Consider the following scenario. A company has decided to expand its operations
ID: 2817940 • Letter: C
Question
Consider the following scenario. A company has decided to expand its operations globally. The pricing department has concluded that the company will save two million dollars annually by purchasing raw materials from Japan. The yen, Japan's national currency is currently stronger than the U.S. dollar which makes importing goods cost effective. Both the U.S. Dollar and the Yen have fluctuated in strength the last ten years. If the yen weakens against the U.S. Dollar, this new purchasing agreement will not be profitable for the company. Please discuss the following:
1. What can the organization do to mitigate this risk?
2. Describe the implications of failing to effectively manage this risk.
a. Describe how these factors will affect the company's profitability metrics.
3. Please include examples of companies that failed to manage this risk and describe how it impacted them.
Explanation / Answer
A company has opted to expand the operations by purchasing Raw material from Japan.
Currently 1 USD = 111.98 Japanese Yen.
During August 1998 1 USD = 146.21 Japanese Yen and than Japanese Yen strangthened against USD and during August 2011 1 USD = 76.54 Japanese Yen. So Let us assume we are in 2011.
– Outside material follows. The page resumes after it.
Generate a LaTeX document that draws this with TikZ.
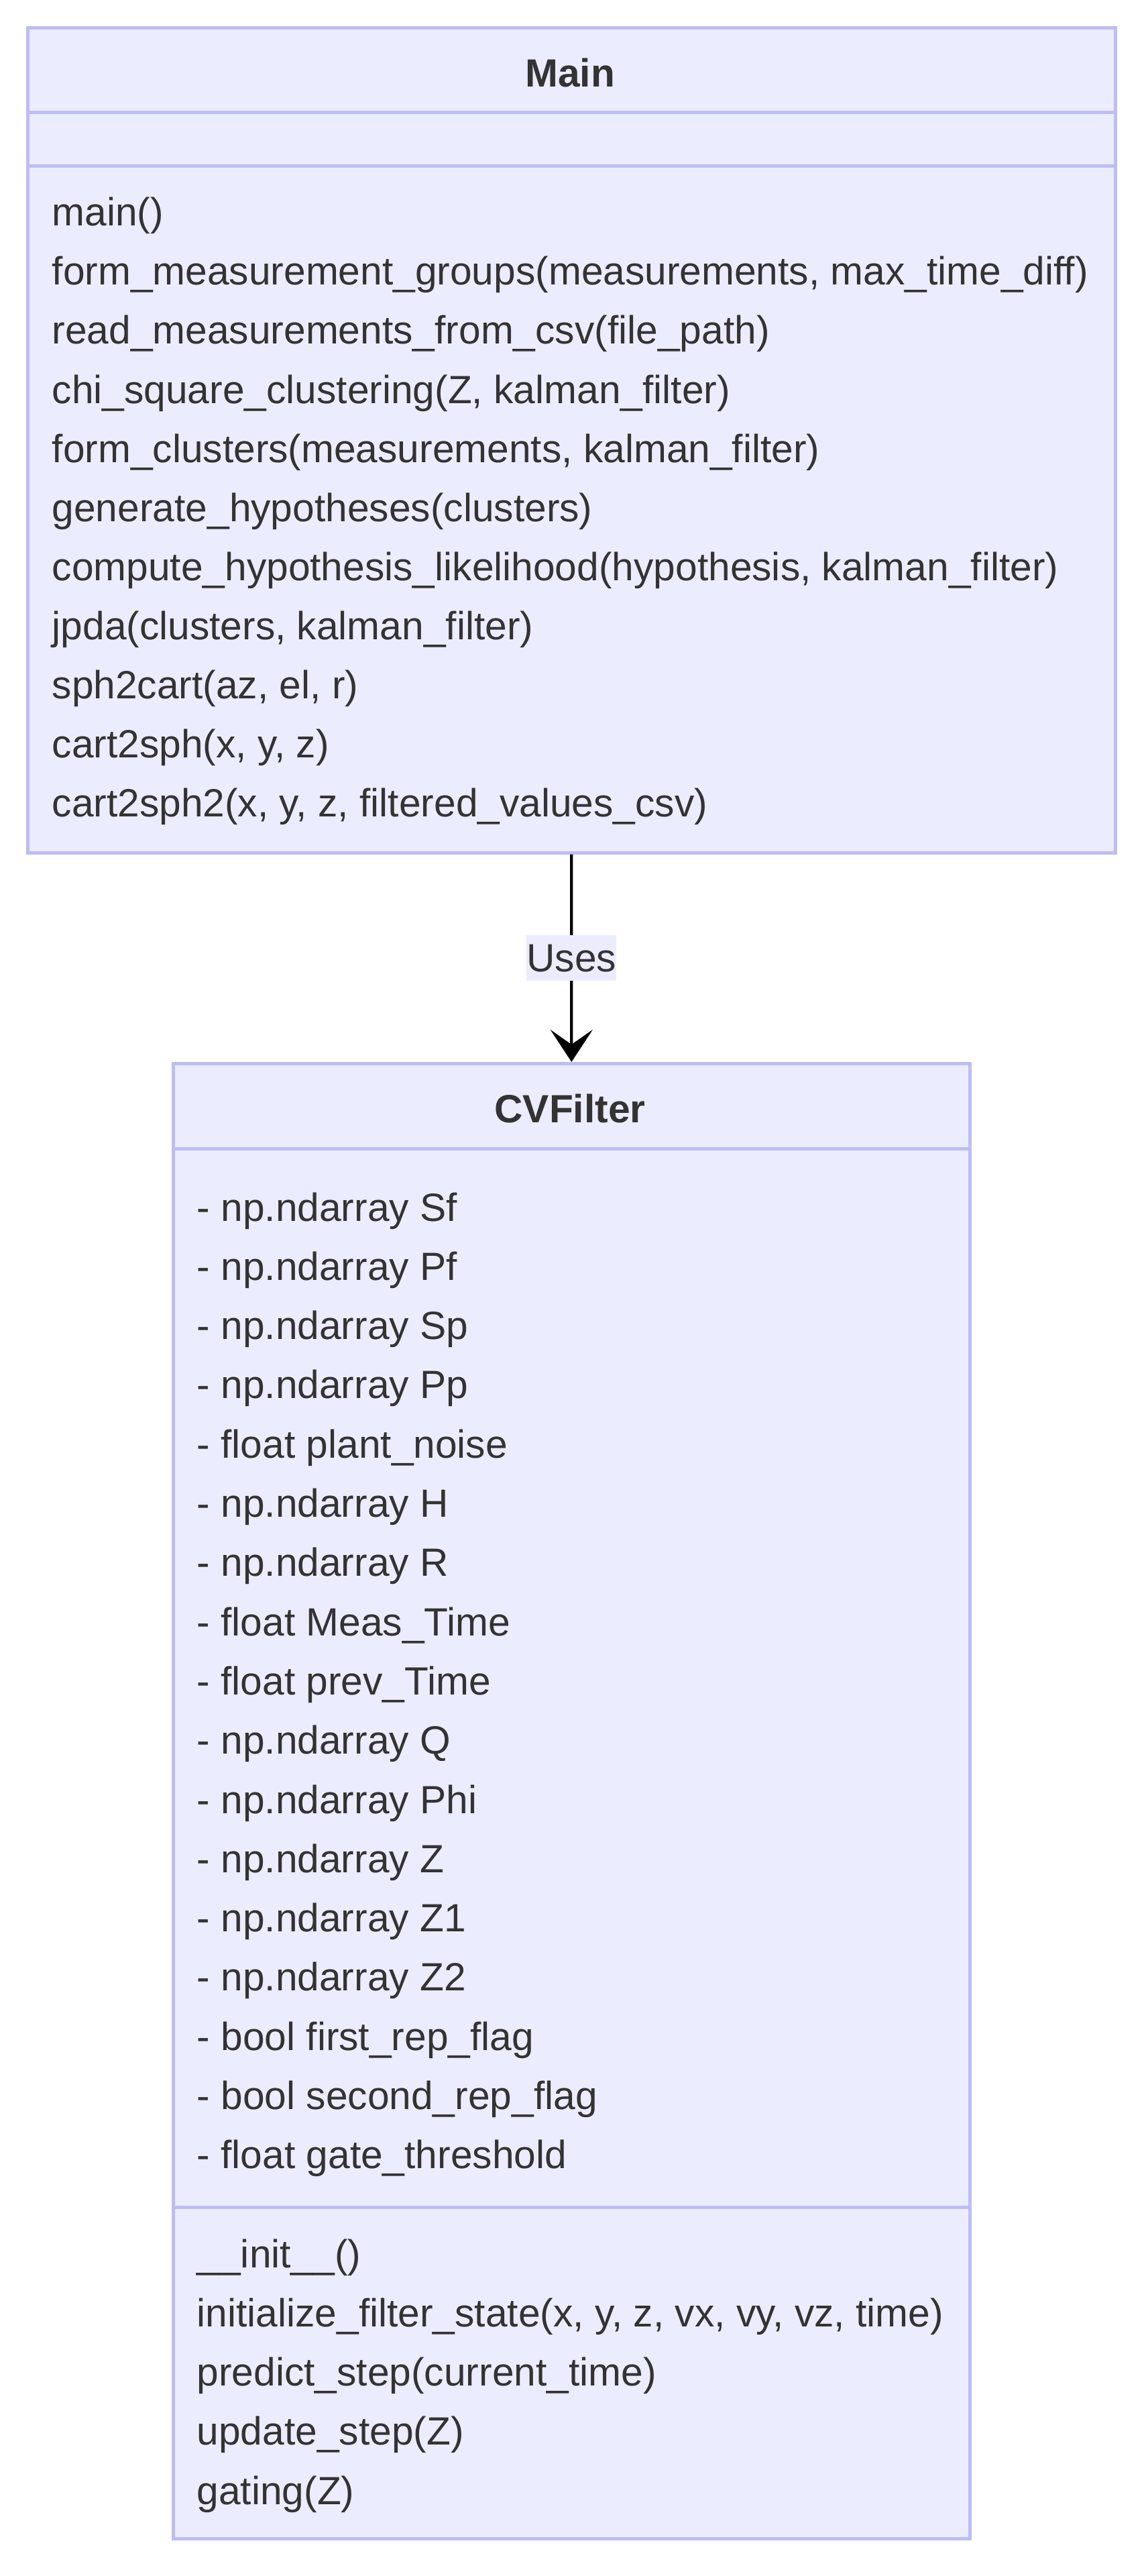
\documentclass[tikz,border=0pt]{standalone}
\usepackage{fontspec}
\setmainfont{Liberation Sans}
\usetikzlibrary{arrows.meta}
\definecolor{boxfill}{HTML}{ECECFF}
\definecolor{boxline}{HTML}{BDBDF6}
\definecolor{txt}{HTML}{333333}
\newcommand{\umlfont}{\fontsize{16.7pt}{20pt}\selectfont}
\tikzset{
  cbox/.style={draw=boxline, fill=boxfill, line width=1.3pt, rectangle, inner sep=0pt, anchor=north west},
  member/.style={anchor=base west, inner sep=0pt, text=txt},
  ctitle/.style={anchor=base, inner sep=0pt, text=txt, font=\umlfont\bfseries},
  uses/.style={line width=1.2pt, -{Stealth[length=4.8mm, width=6.3mm, inset=2.2mm]}},
  lbl/.style={fill=boxfill, text=txt, inner xsep=0pt, inner ysep=0pt, minimum height=0.68cm}
}
\begin{document}
\begin{tikzpicture}[font=\umlfont]
        \useasboundingbox (0,0) rectangle (17.08,-38.40);

        % Clase Main
        \node[cbox, minimum width=16.22cm, minimum height=1.26cm] (main) at (0.39,-0.39) {};
        \node[cbox, minimum width=16.22cm, minimum height=0.80cm] (mainattr) at (0.39,-1.65) {};
        \node[cbox, minimum width=16.22cm, minimum height=10.24cm] (mainops) at (0.39,-2.45) {};
        \node[ctitle] (maintitle) at (8.50,-1.30) {Main};
        \foreach \t [count=\i from 0] in {main(),
            {form\_measurement\_groups(measurements, max\_time\_diff)},
            read\_measurements\_from\_csv(file\_path),
            {chi\_square\_clustering(Z, kalman\_filter)},
            {form\_clusters(measurements, kalman\_filter)},
            generate\_hypotheses(clusters),
            {compute\_hypothesis\_likelihood(hypothesis, kalman\_filter)},
            {jpda(clusters, kalman\_filter)},
            {sph2cart(az, el, r)},
            {cart2sph(x, y, z)},
            {cart2sph2(x, y, z, filtered\_values\_csv)}}
            \node[member] (mop\i) at (0.77,-3.37-0.88*\i) {\t};

        % Clase CVFilter
        \node[cbox, minimum width=11.88cm, minimum height=1.27cm] (cvf) at (2.56,-15.83) {};
        \node[cbox, minimum width=11.88cm, minimum height=15.78cm] (cvfattr) at (2.56,-17.10) {};
        \node[cbox, minimum width=11.88cm, minimum height=4.94cm] (cvfops) at (2.56,-32.88) {};
        \node[ctitle] (cvftitle) at (8.50,-16.73) {CVFilter};
        \foreach \t [count=\i from 0] in {- np.ndarray Sf, - np.ndarray Pf,
            - np.ndarray Sp, - np.ndarray Pp, - float plant\_noise,
            - np.ndarray H, - np.ndarray R, - float Meas\_Time,
            - float prev\_Time, - np.ndarray Q, - np.ndarray Phi,
            - np.ndarray Z, - np.ndarray Z1, - np.ndarray Z2,
            - bool first\_rep\_flag, - bool second\_rep\_flag,
            - float gate\_threshold}
            \node[member] (cat\i) at (2.93,-18.20-0.883*\i) {\t};
        \foreach \t [count=\i from 0] in {\_\_init\_\_(),
            {initialize\_filter\_state(x, y, z, vx, vy, vz, time)},
            predict\_step(current\_time),
            update\_step(Z),
            gating(Z)}
            \node[member] (cop\i) at (2.93,-33.80-0.883*\i) {\t};

        % Relacion
        \draw[uses] (mainops.south) -- (cvf.north) node[midway, lbl] (useslbl) {Uses};
\end{tikzpicture}
\end{document}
1) Here company is already saving 2 Million Dollar by purchasing raw material from Japan. But to mitigate the risk of weakening Yen against Dollar they can enter into future contract to buy Japanese Yen at a predifined price of USD in future when the company has to pay in Japanese Yen.
2)If the company fails to effectively manage this risk than it may have to pay huge losses due to currency exchange rate fluctuations. Like after 2011 the Japanese Yen weakened against USD and in August 2015 it reached to 124.21 Japanese Yen = 1 USD so company might have lost approx. 48 Japanese Yen against the 1 dollar of raw material puchased from Japan.
a) The Company will report this kind of losses as extraordinary losses. and this will affect directly the Profit after taxes and extraordinary items.
3) There was a company named Aracruz Celulose in Brazil, a manufacturer of Pulp & Paper. During 2008 financial crisis company faced the financial losses of U$2.1 billion due to currency derivatives trading in the third quarter of 2008. And after huge losses it got murged with the Fibria (formerly known as VCP) company during 2009.